• **Work required**
Identify every line in the records below that contains the word "this", and copy each of those lines.

• **Dataset entries**

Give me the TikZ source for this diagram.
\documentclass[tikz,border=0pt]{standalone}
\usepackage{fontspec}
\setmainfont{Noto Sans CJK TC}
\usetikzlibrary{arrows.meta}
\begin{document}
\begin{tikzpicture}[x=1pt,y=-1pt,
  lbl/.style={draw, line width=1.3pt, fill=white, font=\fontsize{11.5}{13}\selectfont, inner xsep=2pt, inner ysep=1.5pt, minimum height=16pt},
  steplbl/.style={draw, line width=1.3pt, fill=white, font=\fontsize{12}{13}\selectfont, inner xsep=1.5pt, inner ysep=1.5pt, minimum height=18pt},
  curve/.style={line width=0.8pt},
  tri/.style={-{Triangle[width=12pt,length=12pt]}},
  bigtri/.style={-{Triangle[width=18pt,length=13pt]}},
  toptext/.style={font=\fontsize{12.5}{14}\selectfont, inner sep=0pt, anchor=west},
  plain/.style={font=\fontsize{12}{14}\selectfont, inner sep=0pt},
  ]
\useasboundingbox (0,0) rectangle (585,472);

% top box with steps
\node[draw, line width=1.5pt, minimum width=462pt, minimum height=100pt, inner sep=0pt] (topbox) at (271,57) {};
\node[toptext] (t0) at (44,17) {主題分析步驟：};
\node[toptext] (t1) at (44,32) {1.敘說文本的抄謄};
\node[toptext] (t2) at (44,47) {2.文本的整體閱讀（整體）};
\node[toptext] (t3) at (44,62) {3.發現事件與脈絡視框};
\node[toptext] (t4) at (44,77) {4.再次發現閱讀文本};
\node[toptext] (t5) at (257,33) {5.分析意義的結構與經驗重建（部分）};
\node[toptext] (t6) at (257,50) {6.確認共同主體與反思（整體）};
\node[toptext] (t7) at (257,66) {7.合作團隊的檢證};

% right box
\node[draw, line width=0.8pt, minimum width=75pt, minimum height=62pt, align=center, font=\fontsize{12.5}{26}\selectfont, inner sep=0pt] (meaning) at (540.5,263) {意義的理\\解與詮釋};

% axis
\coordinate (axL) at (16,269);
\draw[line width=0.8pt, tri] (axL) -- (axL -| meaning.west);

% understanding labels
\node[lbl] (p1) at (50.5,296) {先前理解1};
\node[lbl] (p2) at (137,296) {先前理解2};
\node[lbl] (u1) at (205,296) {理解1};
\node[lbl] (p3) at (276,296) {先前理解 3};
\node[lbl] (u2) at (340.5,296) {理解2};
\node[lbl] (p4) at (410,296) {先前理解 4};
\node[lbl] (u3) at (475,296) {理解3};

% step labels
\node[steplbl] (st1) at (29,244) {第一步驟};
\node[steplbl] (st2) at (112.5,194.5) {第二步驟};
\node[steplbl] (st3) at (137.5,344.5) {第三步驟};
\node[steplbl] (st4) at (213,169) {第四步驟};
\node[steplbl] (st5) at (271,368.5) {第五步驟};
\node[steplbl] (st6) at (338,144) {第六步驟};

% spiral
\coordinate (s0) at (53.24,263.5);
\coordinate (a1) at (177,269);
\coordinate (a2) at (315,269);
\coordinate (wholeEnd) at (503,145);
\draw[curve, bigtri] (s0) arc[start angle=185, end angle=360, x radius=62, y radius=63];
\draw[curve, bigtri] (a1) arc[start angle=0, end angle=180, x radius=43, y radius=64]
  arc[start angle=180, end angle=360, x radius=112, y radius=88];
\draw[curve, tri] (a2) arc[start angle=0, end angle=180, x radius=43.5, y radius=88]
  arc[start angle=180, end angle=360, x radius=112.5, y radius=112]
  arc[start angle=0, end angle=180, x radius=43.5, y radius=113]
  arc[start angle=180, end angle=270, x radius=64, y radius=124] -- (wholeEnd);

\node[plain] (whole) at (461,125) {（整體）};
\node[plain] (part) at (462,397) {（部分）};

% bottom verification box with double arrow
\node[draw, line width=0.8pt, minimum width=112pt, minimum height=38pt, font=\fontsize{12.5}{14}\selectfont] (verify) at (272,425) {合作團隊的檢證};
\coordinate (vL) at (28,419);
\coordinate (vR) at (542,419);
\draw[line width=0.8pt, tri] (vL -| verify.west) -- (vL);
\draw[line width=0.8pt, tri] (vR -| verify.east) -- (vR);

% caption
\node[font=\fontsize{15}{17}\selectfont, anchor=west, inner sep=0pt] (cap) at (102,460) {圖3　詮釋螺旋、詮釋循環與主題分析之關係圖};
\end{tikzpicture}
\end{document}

* * *

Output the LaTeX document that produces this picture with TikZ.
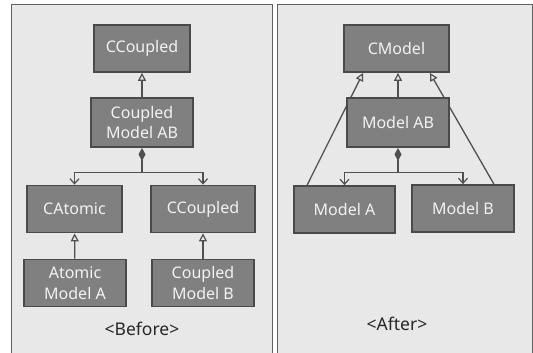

• **Exercise result**
Give me the TikZ source for this diagram.
Output the LaTeX document that produces this picture with TikZ.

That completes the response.